Oh, of course those acts of humans are pathetic emulations of what GWAR’s all about. If I was capable of pity I would show it to them, but of course I’m not. Only hatred.

What other types of music does the average GWAR fan listen to?

Umm…well we wouldn’t really know what the activities of our wretched, scummy human fans are besides masturbation and anal intercourse with dead dogs and probably slaughtering his family and popping the numerous butt pimples he’ll find populating his anal region, but I would assume that he’d listen to the GWAR album repeatedly, nonstop, 24 hours a day.

How come the GWAR album hasn’t been racing up the charts?

Well it has been racing up the charts. That’s just another lie—it’s gone quadruple-platinum already. I understand that the government’s trying to keep it all suppressed here; it’s making me very angry. I’ll have to kill and kill again.

Do GWAR have groupies or do they just decapitate them?

Well, unfortunately, we don’t seem to attract that many females. The GWAR groupie is more typically a young male who follows us back to the hotel room and then tries to get Oderus to butt-fuck him. Of course I do indulge him in his gay whim. You have to get fucked before you get killed—that’s just the way it is.

Does the name GWAR stand for anything in particular, like “Gee, what a racket!” or something?

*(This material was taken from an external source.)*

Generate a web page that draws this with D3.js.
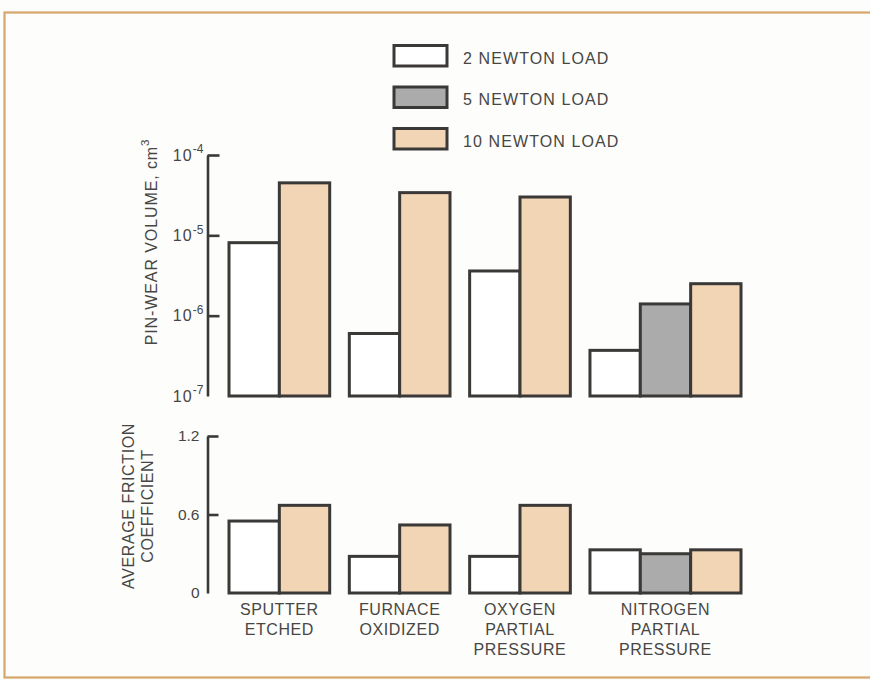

No, that’s another pathetic human attachment to putting some kind of label upon GWAR, but it was actually the first word that we uttered when we awoke from our Antarctic tomb. We were actually called GWARAGGLLGARGLLE for a while, but it was too long for flyers, so we had to cut it down to GWAR. That was [manager] Sleazy Di Martini’s idea.

So this will be your first time in Vancouver, Oderus.

No, we played there a couple of years ago, I do believe.

Oh yeah—at Club Soda.

Yeah, and the streets did run red with slaughter and ruin. The bloodstains just won’t come off my hands. But we’ll be back. I find Canadians very plump and healthy people. And the beer’s pretty good too. I’ve always enjoyed killing that race.